St. Augustine was founded on September 8, 1565, by Spanish admiral Pedro Menéndez de Avilés, Florida's first governor. He named the settlement "San Agustín", as his ships bearing settlers, troops, and supplies from Spain had first sighted land in Florida eleven days earlier on August 28, the feast day of St. Augustine. The city served as the capital of Spanish Florida for over 200 years. It was designated as the capital of British East Florida when the colony was established in 1763 until it was ceded to Spain in 1783.
The Old Jail (also known as Authentic Old Jail) is a historic jail in St. Augustine, Florida. It is located at 167 San Marco Avenue. On August 27, 1987, it was added to the U.S. National Register of Historic Places. The St. Johns County Jail now serves as the Old Jail Museum.
The building was designed and constructed by the P.J. Pauley Jail Building and Manufacturing Company of St. Louis, Missouri in 1891. Its construction was financed by Henry Flagler, who struck a deal with the county for $10,000 because the former jail building stood on land that Flagler needed for the construction of his Ponce de León Hotel. The Old Jail served as the St Johns County Jail until 1953. After the jail facilities were moved to a new, more modern building, the vacant Old Jail building was sold to entrepreneur Henry "Slim" McDaniel who began operating the remarkably well preserved building as a roadside tourist attraction. It was placed on the National Register of Historic Places in 1987.
Originally built to house up to 72 prisoners, the two story northern wing of the Jail consists of a general population and maximum security area, a women's section and a lower level kitchen.

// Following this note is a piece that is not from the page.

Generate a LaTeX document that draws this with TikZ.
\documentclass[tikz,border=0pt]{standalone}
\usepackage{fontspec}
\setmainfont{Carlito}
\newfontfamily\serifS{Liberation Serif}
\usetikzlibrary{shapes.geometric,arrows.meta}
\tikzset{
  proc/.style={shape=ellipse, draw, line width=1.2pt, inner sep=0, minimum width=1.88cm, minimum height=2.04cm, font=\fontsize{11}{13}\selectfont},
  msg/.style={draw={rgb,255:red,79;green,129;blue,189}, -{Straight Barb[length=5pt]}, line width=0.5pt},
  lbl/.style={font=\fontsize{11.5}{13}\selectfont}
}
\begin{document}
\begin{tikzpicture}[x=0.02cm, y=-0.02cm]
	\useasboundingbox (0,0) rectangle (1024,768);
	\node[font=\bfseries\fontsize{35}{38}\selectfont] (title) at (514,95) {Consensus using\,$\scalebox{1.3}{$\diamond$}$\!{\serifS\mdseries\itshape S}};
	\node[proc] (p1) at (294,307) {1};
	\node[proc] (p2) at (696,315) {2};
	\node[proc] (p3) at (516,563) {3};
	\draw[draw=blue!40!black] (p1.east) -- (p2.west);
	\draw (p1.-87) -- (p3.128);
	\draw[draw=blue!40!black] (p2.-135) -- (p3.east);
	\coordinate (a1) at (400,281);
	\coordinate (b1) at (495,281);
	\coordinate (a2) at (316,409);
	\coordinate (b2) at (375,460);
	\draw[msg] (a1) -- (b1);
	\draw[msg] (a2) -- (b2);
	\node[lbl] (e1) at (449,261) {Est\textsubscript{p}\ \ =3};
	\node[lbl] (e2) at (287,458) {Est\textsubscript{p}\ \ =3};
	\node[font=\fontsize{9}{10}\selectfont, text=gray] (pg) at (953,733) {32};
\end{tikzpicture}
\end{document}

Maximum Security housed the most dangerous prisoners held at the Jail and includes a Death Row cell, for those condemned to die. A total of 8 men were hung from the Gallows on the Jail compound during its history. Overall conditions at the Jail for those serving varying sentences were quite poor by modern standards and prisoners were typically used as free farm laborers during the day. Baths were infrequent, toilet facilities consisted of one bucket per cell and diet was poor and was typically supplemented by any animals that the prisoners might catch while working on the fields. Segregation by race was steadfastly adhered to at the Jail and disease, violence and death were commonplace. The two story southern wing of the Jail consists of an Office for the Sheriff and living quarters for his family.